** start Dataset records **

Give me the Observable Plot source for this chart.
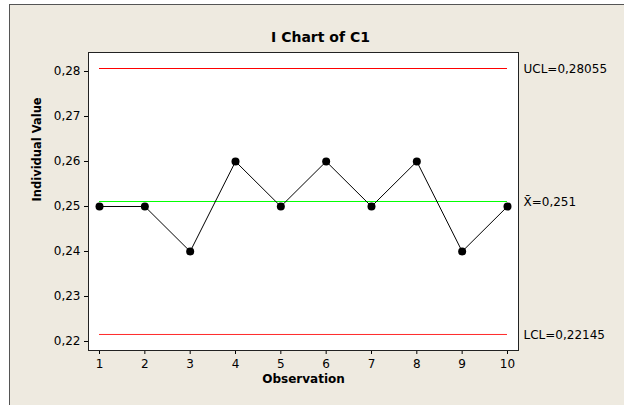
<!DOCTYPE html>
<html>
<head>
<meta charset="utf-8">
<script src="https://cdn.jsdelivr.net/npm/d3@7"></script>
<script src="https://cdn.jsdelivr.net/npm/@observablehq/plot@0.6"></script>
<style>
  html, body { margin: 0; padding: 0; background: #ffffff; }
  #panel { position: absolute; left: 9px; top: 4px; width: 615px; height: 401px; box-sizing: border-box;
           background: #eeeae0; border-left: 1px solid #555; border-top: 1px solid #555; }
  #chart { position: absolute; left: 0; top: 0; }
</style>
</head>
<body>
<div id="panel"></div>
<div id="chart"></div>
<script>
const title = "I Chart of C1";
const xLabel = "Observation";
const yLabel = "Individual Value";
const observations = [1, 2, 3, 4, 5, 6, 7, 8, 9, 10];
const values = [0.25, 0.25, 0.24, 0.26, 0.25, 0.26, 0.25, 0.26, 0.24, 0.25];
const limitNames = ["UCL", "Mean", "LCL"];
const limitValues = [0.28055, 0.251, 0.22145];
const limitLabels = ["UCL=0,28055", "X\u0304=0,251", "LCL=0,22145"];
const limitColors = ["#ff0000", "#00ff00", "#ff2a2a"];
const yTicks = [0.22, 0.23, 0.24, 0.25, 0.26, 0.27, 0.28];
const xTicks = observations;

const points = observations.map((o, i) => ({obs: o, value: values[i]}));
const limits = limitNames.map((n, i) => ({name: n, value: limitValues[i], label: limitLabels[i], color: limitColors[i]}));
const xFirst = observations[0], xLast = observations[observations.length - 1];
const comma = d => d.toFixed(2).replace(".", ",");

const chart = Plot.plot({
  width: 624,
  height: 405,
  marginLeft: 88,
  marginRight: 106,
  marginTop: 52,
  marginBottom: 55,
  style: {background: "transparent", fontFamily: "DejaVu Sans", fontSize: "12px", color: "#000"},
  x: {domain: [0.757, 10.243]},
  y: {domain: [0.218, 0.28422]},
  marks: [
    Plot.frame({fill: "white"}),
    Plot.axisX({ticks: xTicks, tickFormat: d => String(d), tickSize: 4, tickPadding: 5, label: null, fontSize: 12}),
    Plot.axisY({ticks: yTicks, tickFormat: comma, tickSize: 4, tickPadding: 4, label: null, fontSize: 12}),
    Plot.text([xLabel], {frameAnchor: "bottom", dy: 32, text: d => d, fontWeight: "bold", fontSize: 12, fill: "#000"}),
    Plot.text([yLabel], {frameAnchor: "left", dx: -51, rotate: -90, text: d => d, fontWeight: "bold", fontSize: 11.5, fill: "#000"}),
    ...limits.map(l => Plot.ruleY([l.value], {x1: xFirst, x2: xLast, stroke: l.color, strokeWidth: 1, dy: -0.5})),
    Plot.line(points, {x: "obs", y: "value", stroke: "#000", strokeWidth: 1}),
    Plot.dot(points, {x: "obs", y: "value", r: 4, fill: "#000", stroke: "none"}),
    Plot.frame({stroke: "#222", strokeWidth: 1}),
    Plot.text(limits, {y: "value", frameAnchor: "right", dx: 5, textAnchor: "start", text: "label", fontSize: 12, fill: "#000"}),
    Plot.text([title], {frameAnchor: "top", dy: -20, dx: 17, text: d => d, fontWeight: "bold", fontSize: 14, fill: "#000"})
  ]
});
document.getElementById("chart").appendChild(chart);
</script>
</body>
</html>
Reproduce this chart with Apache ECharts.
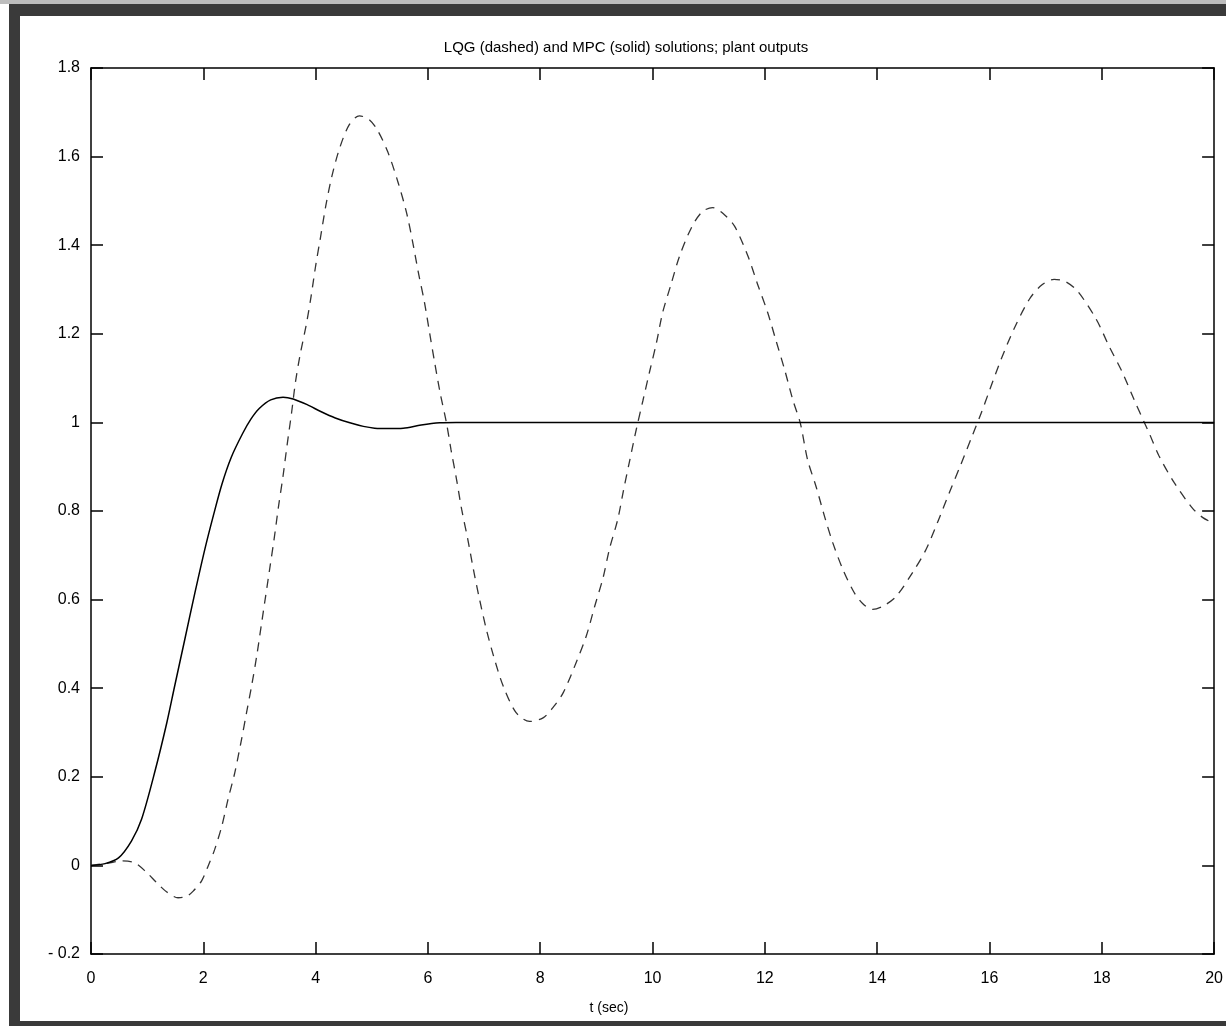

** end Dataset records **

Repeat, exactly and in full, each line from the start of the data to the line that contains "const comma = d". Pictures do not go in.

Give me the Observable Plot source for this chart.
<!DOCTYPE html>
<html>
<head>
<meta charset="utf-8">
<script src="https://cdn.jsdelivr.net/npm/d3@7"></script>
<script src="https://cdn.jsdelivr.net/npm/@observablehq/plot@0.6"></script>
<style>
  html, body { margin: 0; padding: 0; background: #ffffff; }
  #panel { position: absolute; left: 9px; top: 4px; width: 615px; height: 401px; box-sizing: border-box;
           background: #eeeae0; border-left: 1px solid #555; border-top: 1px solid #555; }
  #chart { position: absolute; left: 0; top: 0; }
</style>
</head>
<body>
<div id="panel"></div>
<div id="chart"></div>
<script>
const title = "I Chart of C1";
const xLabel = "Observation";
const yLabel = "Individual Value";
const observations = [1, 2, 3, 4, 5, 6, 7, 8, 9, 10];
const values = [0.25, 0.25, 0.24, 0.26, 0.25, 0.26, 0.25, 0.26, 0.24, 0.25];
const limitNames = ["UCL", "Mean", "LCL"];
const limitValues = [0.28055, 0.251, 0.22145];
const limitLabels = ["UCL=0,28055", "X\u0304=0,251", "LCL=0,22145"];
const limitColors = ["#ff0000", "#00ff00", "#ff2a2a"];
const yTicks = [0.22, 0.23, 0.24, 0.25, 0.26, 0.27, 0.28];
const xTicks = observations;

const points = observations.map((o, i) => ({obs: o, value: values[i]}));
const limits = limitNames.map((n, i) => ({name: n, value: limitValues[i], label: limitLabels[i], color: limitColors[i]}));
const xFirst = observations[0], xLast = observations[observations.length - 1];
const comma = d => d.toFixed(2).replace(".", ",");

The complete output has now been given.